Radamés do cinema mudo a “Rio 40 graus”
Do piano que tocava para acompanhar as exibições de filmes ainda sem som, Radamés passou a criar as trilhas para o cinema nacional. Uma delas foi para o filme Ganga Bruta, de Humberto Mauro, de 1933; outra importante trilha foi criada para Rio 40 graus, de Nelson Pereira, de 55.  Radamés criou a música que serviu de trilha sonora para cerca de 50 filmes, de comédias a musicais.

Radamés e a Camerata Carioca
Nos anos 70 Radamés Gnattali esteve presente na retomada do choro por jovens músicos. Algo muito parecido com o que aconteceu há poucos anos com o samba no bairro da Lapa.

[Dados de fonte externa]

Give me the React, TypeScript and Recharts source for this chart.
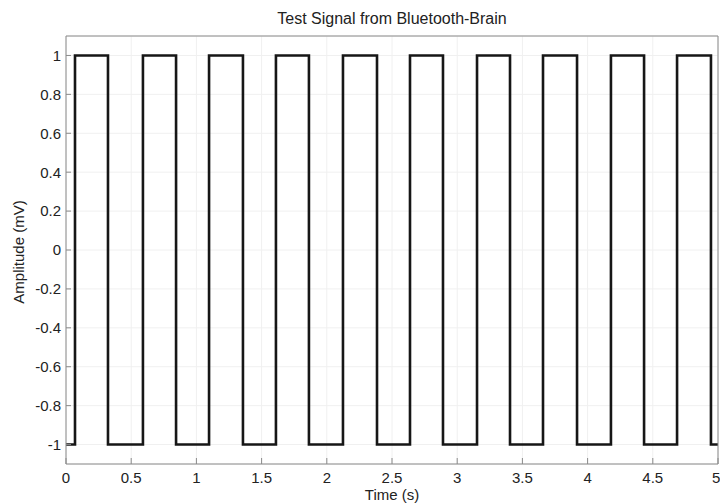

Neste período o maestro se relacionava muito bem com jovens instrumentistas que se tornaram seus alunos e parceiros como Mauricio Carrilho, Joel Nascimento, Henrique Cazes, Raphael Rabello e Luciana Rabello entre outros. Estes músicos criaram sob direção do pianista a Camerata Carioca – Joel Nascimento no bandolim, João Pedro Borges, Mauricio Carrilho e Raphael Rabello nos  violões,  Luis Otávio Braga, violão de 7 cordas, Henrique Cazes e Luciana Rabello que revezaram no cavaquinho em gravações e Celsinho Silva na percussão. A Camerata gravou 4 discos entre os anos de 79 e 83.